▸ Exercise objective:
Restate the listing that follows word for word, without its pictures.

*** Data section ***

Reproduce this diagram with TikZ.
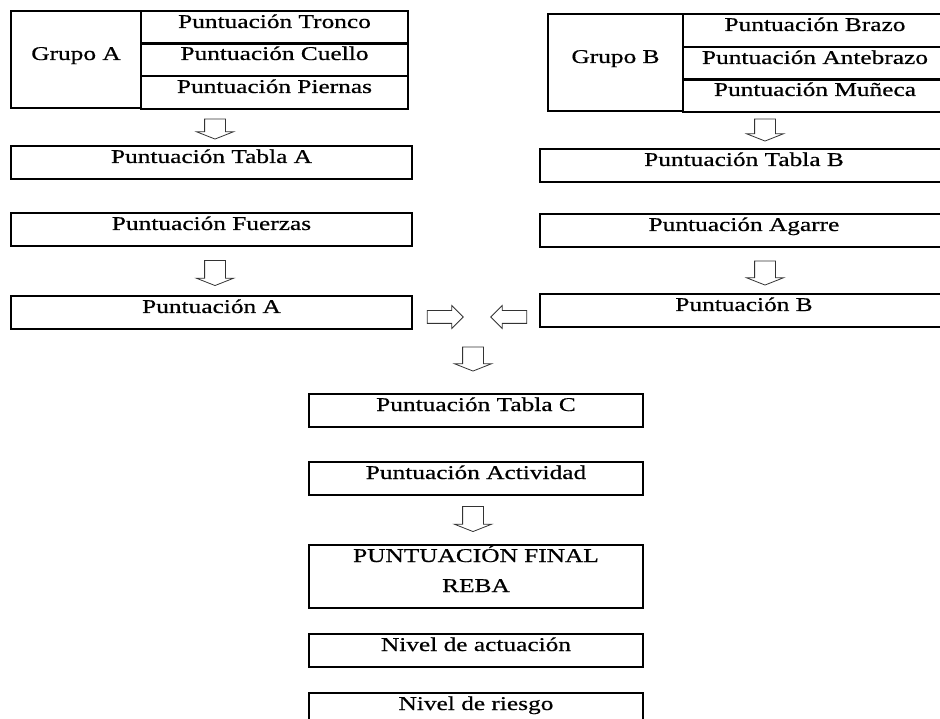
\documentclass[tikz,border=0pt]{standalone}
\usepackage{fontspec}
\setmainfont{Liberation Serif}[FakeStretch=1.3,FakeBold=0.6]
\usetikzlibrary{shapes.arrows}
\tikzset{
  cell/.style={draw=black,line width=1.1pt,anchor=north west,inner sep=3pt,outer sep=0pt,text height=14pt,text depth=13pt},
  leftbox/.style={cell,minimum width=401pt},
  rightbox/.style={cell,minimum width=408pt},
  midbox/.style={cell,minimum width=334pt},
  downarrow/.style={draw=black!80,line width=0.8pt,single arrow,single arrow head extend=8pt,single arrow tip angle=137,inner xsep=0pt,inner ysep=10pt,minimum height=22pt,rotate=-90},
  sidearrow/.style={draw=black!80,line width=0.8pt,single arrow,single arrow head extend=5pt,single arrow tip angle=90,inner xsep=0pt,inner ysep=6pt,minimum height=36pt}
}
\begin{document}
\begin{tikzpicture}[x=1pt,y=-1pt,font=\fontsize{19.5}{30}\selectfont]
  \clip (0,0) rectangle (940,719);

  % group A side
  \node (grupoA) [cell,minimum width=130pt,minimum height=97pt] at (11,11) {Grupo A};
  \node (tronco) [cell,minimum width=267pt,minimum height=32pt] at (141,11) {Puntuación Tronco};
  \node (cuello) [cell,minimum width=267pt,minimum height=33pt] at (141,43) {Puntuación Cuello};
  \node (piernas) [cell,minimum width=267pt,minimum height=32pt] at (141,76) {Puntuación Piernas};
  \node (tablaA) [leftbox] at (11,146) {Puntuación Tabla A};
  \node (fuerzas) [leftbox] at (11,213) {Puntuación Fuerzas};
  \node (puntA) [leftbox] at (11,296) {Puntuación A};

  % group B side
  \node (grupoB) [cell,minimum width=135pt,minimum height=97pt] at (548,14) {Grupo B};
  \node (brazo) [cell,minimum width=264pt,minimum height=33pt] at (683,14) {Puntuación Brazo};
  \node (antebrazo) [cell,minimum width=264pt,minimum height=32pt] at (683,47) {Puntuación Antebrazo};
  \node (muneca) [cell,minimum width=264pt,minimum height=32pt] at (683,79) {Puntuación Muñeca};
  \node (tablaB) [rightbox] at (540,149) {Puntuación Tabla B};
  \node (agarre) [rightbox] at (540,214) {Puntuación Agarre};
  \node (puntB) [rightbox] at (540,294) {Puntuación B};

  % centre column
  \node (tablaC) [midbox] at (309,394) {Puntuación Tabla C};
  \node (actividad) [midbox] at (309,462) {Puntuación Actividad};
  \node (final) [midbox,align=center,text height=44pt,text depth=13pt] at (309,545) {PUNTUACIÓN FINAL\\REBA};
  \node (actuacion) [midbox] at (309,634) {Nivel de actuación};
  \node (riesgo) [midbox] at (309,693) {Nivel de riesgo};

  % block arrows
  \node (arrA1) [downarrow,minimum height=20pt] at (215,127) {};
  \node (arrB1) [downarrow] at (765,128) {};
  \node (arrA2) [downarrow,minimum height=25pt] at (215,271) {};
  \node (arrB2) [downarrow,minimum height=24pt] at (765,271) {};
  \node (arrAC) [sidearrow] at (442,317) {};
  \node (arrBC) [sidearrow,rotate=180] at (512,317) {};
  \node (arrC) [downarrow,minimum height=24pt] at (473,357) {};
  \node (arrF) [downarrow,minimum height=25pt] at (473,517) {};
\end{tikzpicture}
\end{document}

***

▸ Solution to this problem:
Reproduce this diagram with TikZ.
\documentclass[tikz,border=0pt]{standalone}
\usepackage{fontspec}
\setmainfont{Liberation Serif}[FakeStretch=1.3,FakeBold=0.6]
\usetikzlibrary{shapes.arrows}
\tikzset{
  cell/.style={draw=black,line width=1.1pt,anchor=north west,inner sep=3pt,outer sep=0pt,text height=14pt,text depth=13pt},
  leftbox/.style={cell,minimum width=401pt},
  rightbox/.style={cell,minimum width=408pt},
  midbox/.style={cell,minimum width=334pt},
  downarrow/.style={draw=black!80,line width=0.8pt,single arrow,single arrow head extend=8pt,single arrow tip angle=137,inner xsep=0pt,inner ysep=10pt,minimum height=22pt,rotate=-90},
  sidearrow/.style={draw=black!80,line width=0.8pt,single arrow,single arrow head extend=5pt,single arrow tip angle=90,inner xsep=0pt,inner ysep=6pt,minimum height=36pt}
}
\begin{document}
\begin{tikzpicture}[x=1pt,y=-1pt,font=\fontsize{19.5}{30}\selectfont]
  \clip (0,0) rectangle (940,719);

  % group A side
  \node (grupoA) [cell,minimum width=130pt,minimum height=97pt] at (11,11) {Grupo A};
  \node (tronco) [cell,minimum width=267pt,minimum height=32pt] at (141,11) {Puntuación Tronco};
  \node (cuello) [cell,minimum width=267pt,minimum height=33pt] at (141,43) {Puntuación Cuello};
  \node (piernas) [cell,minimum width=267pt,minimum height=32pt] at (141,76) {Puntuación Piernas};
  \node (tablaA) [leftbox] at (11,146) {Puntuación Tabla A};
  \node (fuerzas) [leftbox] at (11,213) {Puntuación Fuerzas};
  \node (puntA) [leftbox] at (11,296) {Puntuación A};

  % group B side
  \node (grupoB) [cell,minimum width=135pt,minimum height=97pt] at (548,14) {Grupo B};
  \node (brazo) [cell,minimum width=264pt,minimum height=33pt] at (683,14) {Puntuación Brazo};
  \node (antebrazo) [cell,minimum width=264pt,minimum height=32pt] at (683,47) {Puntuación Antebrazo};
  \node (muneca) [cell,minimum width=264pt,minimum height=32pt] at (683,79) {Puntuación Muñeca};
  \node (tablaB) [rightbox] at (540,149) {Puntuación Tabla B};
  \node (agarre) [rightbox] at (540,214) {Puntuación Agarre};
  \node (puntB) [rightbox] at (540,294) {Puntuación B};

  % centre column
  \node (tablaC) [midbox] at (309,394) {Puntuación Tabla C};
  \node (actividad) [midbox] at (309,462) {Puntuación Actividad};
  \node (final) [midbox,align=center,text height=44pt,text depth=13pt] at (309,545) {PUNTUACIÓN FINAL\\REBA};
  \node (actuacion) [midbox] at (309,634) {Nivel de actuación};
  \node (riesgo) [midbox] at (309,693) {Nivel de riesgo};

  % block arrows
  \node (arrA1) [downarrow,minimum height=20pt] at (215,127) {};
  \node (arrB1) [downarrow] at (765,128) {};
  \node (arrA2) [downarrow,minimum height=25pt] at (215,271) {};
  \node (arrB2) [downarrow,minimum height=24pt] at (765,271) {};
  \node (arrAC) [sidearrow] at (442,317) {};
  \node (arrBC) [sidearrow,rotate=180] at (512,317) {};
  \node (arrC) [downarrow,minimum height=24pt] at (473,357) {};
  \node (arrF) [downarrow,minimum height=25pt] at (473,517) {};
\end{tikzpicture}
\end{document}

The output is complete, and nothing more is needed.